Requirement:
Pull out from the material below all lines with "chart".
[begin Stored data]
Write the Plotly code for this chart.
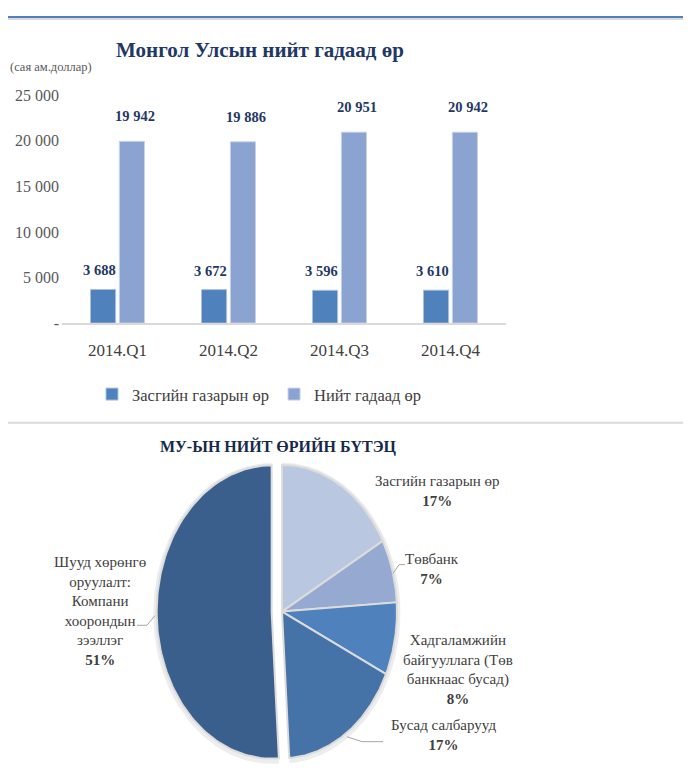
import numpy as np
import plotly.graph_objects as go

# --- data ---
quarters = ["2014.Q1", "2014.Q2", "2014.Q3", "2014.Q4"]
gov_debt = [3688, 3672, 3596, 3610]
total_debt = [19942, 19886, 20951, 20942]
y_tick_vals = [0, 5000, 10000, 15000, 20000, 25000]
y_tick_text = ["-", "5 000", "10 000", "15 000", "20 000", "25 000"]

pie_names = ["Засгийн газарын өр", "Төвбанк",
             "Хадгаламжийн<br>байгууллага (Төв<br>банкнаас бусад)",
             "Бусад салбарууд",
             "Шууд хөрөнгө<br>оруулалт:<br>Компани<br>хоорондын<br>зээллэг"]
pie_shares = [17, 7, 8, 17, 51]
pie_colors = ["#b9c7e1", "#95a9d1", "#4f81bd", "#4573a8", "#3b5f8d"]
pie_pull = [0, 0, 0, 0, 0.09]

# page has an 8px body margin, so the figure is a bit smaller than the window
OFF = 8
W, H = 691 - OFF, 780 - OFF
SERIF = "Liberation Serif, Times New Roman, serif"
NAVY = "#1f3864"


def fx(p):
    return (p - OFF) / W


def fy(p):
    return 1 - (p - OFF) / H


def fmt(v):
    return f"{v:,}".replace(",", " ")


fig = go.Figure()

# --- bar chart ---
fig.add_trace(go.Bar(x=quarters, y=gov_debt, name="Засгийн газарын өр",
                     marker=dict(color="#4f81bd", line=dict(color="#a9c0e0", width=1)),
                     xaxis="x", yaxis="y", hoverinfo="skip"))
fig.add_trace(go.Bar(x=quarters, y=total_debt, name="Нийт гадаад өр",
                     marker=dict(color="#8ba3d0", line=dict(color="#c5d2ea", width=1)),
                     xaxis="x", yaxis="y", hoverinfo="skip"))

annotations = []
for q, g, t in zip(quarters, gov_debt, total_debt):
    annotations.append(dict(x=q, y=g, xref="x", yref="y", text=f"<b>{fmt(g)}</b>",
                            showarrow=False, xshift=-18, yshift=9, xanchor="center", yanchor="bottom",
                            font=dict(family=SERIF, size=14.5, color=NAVY)))
    annotations.append(dict(x=q, y=t, xref="x", yref="y", text=f"<b>{fmt(t)}</b>",
                            showarrow=False, xshift=17, yshift=15, xanchor="center", yanchor="bottom",
                            font=dict(family=SERIF, size=14.5, color=NAVY)))

annotations.append(dict(x=fx(260), y=fy(43), xref="paper", yref="paper",
                        xanchor="center", yanchor="middle",
                        text="<b>Монгол Улсын нийт гадаад өр</b>", showarrow=False,
                        font=dict(family=SERIF, size=21, color=NAVY)))
annotations.append(dict(x=fx(8), y=fy(60), xref="paper", yref="paper",
                        xanchor="left", yanchor="middle",
                        text="(сая ам.доллар)", showarrow=False,
                        font=dict(family=SERIF, size=12.5, color="#595959")))

# --- pie chart (elliptical, drawn on its own axes) ---
total = sum(pie_shares)
wedges = []
start = 0.0
for share, pull in zip(pie_shares, pie_pull):
    end = start + share / total * 2 * np.pi
    t = np.linspace(start, end, 120)
    mid = (start + end) / 2
    wedges.append((t, pull * np.sin(mid), pull * np.cos(mid)))
    start = end

# soft shadow behind the slices
for t, dx, dy in wedges:
    xs = np.concatenate([[0], 1.03 * np.sin(t), [0]]) + dx
    ys = np.concatenate([[0], 1.025 * np.cos(t), [0]]) + dy - 0.01
    fig.add_trace(go.Scatter(x=xs, y=ys, mode="lines", fill="toself",
                             fillcolor="rgba(0,0,0,0.07)", line=dict(width=0),
                             xaxis="x2", yaxis="y2", showlegend=False, hoverinfo="skip"))

for (t, dx, dy), color in zip(wedges, pie_colors):
    xs = np.concatenate([[0], np.sin(t), [0]]) + dx
    ys = np.concatenate([[0], np.cos(t), [0]]) + dy
    fig.add_trace(go.Scatter(x=xs, y=ys, mode="lines", fill="toself", fillcolor=color,
                             line=dict(color="#dcdcdc", width=2), xaxis="x2", yaxis="y2",
                             showlegend=False, hoverinfo="skip"))

annotations.append(dict(x=fx(278), y=fy(448), xref="paper", yref="paper",
                        xanchor="center", yanchor="middle",
                        text="<b>МУ-ЫН НИЙТ ӨРИЙН БҮТЭЦ</b>", showarrow=False,
                        font=dict(family=SERIF, size=16, color="#17294a")))

label_pos = [(437, 494), (432, 573), (458, 676), (443, 743), (100, 616)]
for name, share, (lx, ly) in zip(pie_names, pie_shares, label_pos):
    annotations.append(dict(x=fx(lx), y=fy(ly), xref="paper", yref="paper",
                            xanchor="center", yanchor="middle",
                            text=f"{name}<br><b>{share}%</b>", showarrow=False,
                            font=dict(family=SERIF, size=15, color="#404040")))

leaders = [[(137, 631), (147, 631), (155, 621)],
           [(393, 578), (399, 569), (405, 569)],
           [(347, 745), (362, 750), (383, 750)]]
shapes = []
for pts in leaders:
    for (x0, y0), (x1, y1) in zip(pts[:-1], pts[1:]):
        shapes.append(dict(type="line", xref="paper", yref="paper",
                           x0=fx(x0), y0=fy(y0), x1=fx(x1), y1=fy(y1),
                           line=dict(color="#a6a6a6", width=1)))

# frame lines
shapes.append(dict(type="line", xref="paper", yref="paper", x0=0, x1=1, y0=fy(9), y1=fy(9),
                   line=dict(color="#4f81bd", width=2)))
shapes.append(dict(type="line", xref="paper", yref="paper", x0=0, x1=1, y0=fy(11), y1=fy(11),
                   line=dict(color="#d9d9d9", width=2)))
shapes.append(dict(type="line", xref="paper", yref="paper", x0=0, x1=1, y0=fy(424), y1=fy(424),
                   line=dict(color="#d9d9d9", width=2)))

# pie axes: 1 unit = 115 px horizontally, 150 px vertically, centre at (282, 617)
cx, cy, ax_, by_ = 282 - OFF, 617 - OFF, 115, 150
pie_top = 432 - OFF

fig.update_layout(
    width=W, height=H,
    margin=dict(l=0, r=0, t=0, b=0),
    paper_bgcolor="white", plot_bgcolor="white",
    font=dict(family=SERIF),
    barmode="group", bargap=0.48, bargroupgap=0.13,
    xaxis=dict(domain=[fx(62), fx(506)], anchor="y", showline=True, linecolor="#d9d9d9",
               linewidth=2, showgrid=False, ticks="", ticklabelstandoff=11,
               tickfont=dict(family=SERIF, size=17, color="#404040")),
    yaxis=dict(domain=[fy(322), fy(89)], anchor="x", range=[0, 25000],
               tickvals=y_tick_vals, ticktext=y_tick_text, showgrid=False,
               zeroline=False, showline=False, ticks="", ticklabelstandoff=2,
               tickfont=dict(family=SERIF, size=16, color="#595959")),
    xaxis2=dict(domain=[0, 1], anchor="y2", range=[-cx / ax_, (W - cx) / ax_],
                visible=False, fixedrange=True),
    yaxis2=dict(domain=[0, 1 - pie_top / H], anchor="x2",
                range=[-(H - cy) / by_, (cy - pie_top) / by_], visible=False, fixedrange=True),
    legend=dict(orientation="h", x=fx(92), y=fy(377), xanchor="left", yanchor="top",
                font=dict(family=SERIF, size=16.5, color="#404040"),
                bgcolor="rgba(0,0,0,0)", itemclick=False),
    annotations=annotations,
    shapes=shapes,
    showlegend=True,
)

fig.write_html("out.html")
[end Stored data]
Reply:
Write the Plotly code for this chart.
# --- bar chart ---
# --- pie chart (elliptical, drawn on its own axes) ---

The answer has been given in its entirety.